My greatest fear in life is being alone, and a world without status is a world in which I’m alone, and I’d rather die.
Yeah.
My instinct is to reject this philosophy like a tumor, but the more I consider it, the more it reveals about today’s successful companies’ product-led growth motions.
Attention is the modern currency. Undoubtedly.
I agree with Roy on the importance of shortform content and virality. Both lead to the accumulation of currency; today, attention. The saturation of everything—truly, everything—has created the need for new deployment vectors of consumer captivation.
Anything practical one could want is within a few iPhone taps. Infinite intelligence. Food on the doorstep. A romantic partner. Consumers are numb to yesteryear’s relied-upon communication mechanisms. Marketing emails are mass deleted, and if read, not a word breaches surface-level processing.
But Gen Z wasn’t born in this world. We were born into social media, memes, and influencer mania.
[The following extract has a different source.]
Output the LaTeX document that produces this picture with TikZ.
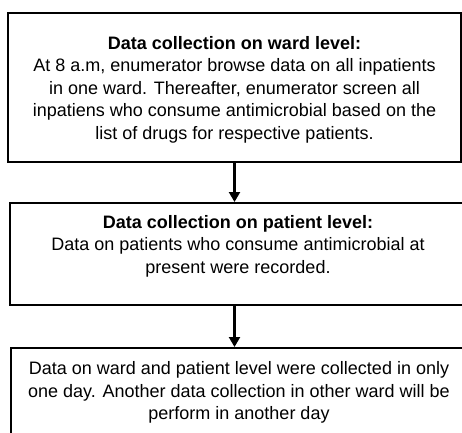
\documentclass[tikz,border=0pt]{standalone}
\usepackage{fontspec}
\setmainfont{Liberation Sans}
\usetikzlibrary{arrows.meta}
\begin{document}
\begin{tikzpicture}[x=1pt,y=-1pt,
  box/.style={draw=black, line width=2pt, rectangle, inner sep=0pt},
  txt/.style={align=center, font=\fontsize{18}{22.5}\selectfont, inner sep=0pt},
  arr/.style={line width=2.2pt, -{Triangle[width=11pt,length=10pt]}}]
\useasboundingbox (0,0) rectangle (462,432);
\node[box, minimum width=453pt, minimum height=149pt] (b1) at (234.5,87.5) {};
\node[box, minimum width=458pt, minimum height=102pt] (b2) at (239,254) {};
\node[box, minimum width=456pt, minimum height=102pt] (b3) at (239,399) {};
\node[txt] (t1) at (234.5,89.5) {\textbf{Data collection on ward level:}\\
At 8 a.m, enumerator browse data on all inpatients\\
in one ward. Thereafter, enumerator screen all\\
inpatiens who consume antimicrobial based on the\\
list of drugs for respective patients.};
\node[txt] (t2) at (238,246) {\textbf{Data collection on patient level:}\\
Data on patients who consume antimicrobial at\\
present were recorded.};
\node[txt] (t3) at (239,392.5) {Data on ward and patient level were collected in only\\
one day. Another data collection in other ward will be\\
perform in another day};
\draw[arr] (b1.south) -- (b1.south |- b2.north);
\draw[arr] (b2.south -| b1.south) -- (b3.north -| b1.south);
\end{tikzpicture}
\end{document}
I can’t remember a world without any of these. Just as today’s children will not remember a world without ChatGPT. It’s shocking to consider, but if you don’t, you will be left behind, I guarantee.
The world is changing in how information is perceived and prioritized. Product matters very little. Marketing matters very little. Attention matters everything.
What if the optimal strategy for building a successful company today is finding a product that’s inherently controversial and viral, and using it as a trojan horse to build adjacent, more mainstream products in the future?
I can hardly stress how important this idea is. Gen Z was born to understand it, and we are reflecting it in the way our companies are launched. We are still early—I feel only a few are worth noting.
Cluely.
Series.
Poke.
Say hi to Poke.com! 👋🏼🌴
— Interaction (@interaction)
4:41 PM • Sep 8, 2025
Cal AI.
Virality first, attention first, community first. This is the new launchpad for consumer companies, and is a requirement today, not 3 years from now.
Attention is a commodity and a currency. Unlike the dollar, its supply is limited, and its intrinsic value increases over time as companies deliver more with less resources.
If you put aside the 0.001% outliers, legacy companies don’t know how to capture attention. Most of today’s new companies don’t. Attention is not distribution. Attention does not require conversion.
In a world where “ideas are worthless” meets AI copilots, all that matters is attention.
When evaluating a company, VCs should and must and will ask the question, “to what degree does this company control the narrative and wield attention?” To the same degree that they today ask about growth and retention.
Attention is a playbook. Attention is an investment thesis. When a16z threw money at Cluely with no regard for valuation, they used their spray-and-pray methodology to hedge against the destruction of traditional company-building methodologies.
Gen Z founders are uniquely positioned to accrue the currency of attention given the molding of our brains over the last 20 years.
Just as young Gen Z and Gen Alpha founders are uniquely positioned to build the most deeply integrated AI experiences we can fathom. I used GPT-3 for the first time in my senior year of high school. A couple years ago, at Alongside AI (shoutout), we built for middle schoolers who have no living memory without AI. Just think about that.
Attention is everything. I hope my message today comes ringing with FOMO. The world is shifting at a mind-boggling rate, and for what I’ve said today, AI is not the only cause. It’s time, nurture, and the progression of human attentiveness. I’m proud of and excited by my generation.
Attention is everything. I’ll be launching another company soon, creating an entirely new deployment vector for viral loops, consumer engagement, delivery of impressions, and attention captivation. I believe it will be generational in its flippancy—a staple of Gen Z companies—as a trojan horse to scaling the infrastructure of attention itself. But perhaps that’s the delusional Roy Lee in me. No billboards tho (for now).
Attention is everything. You must wield it. You already cannot afford not to. If you’ve read this far, I have yours, and that’s worth more than you think.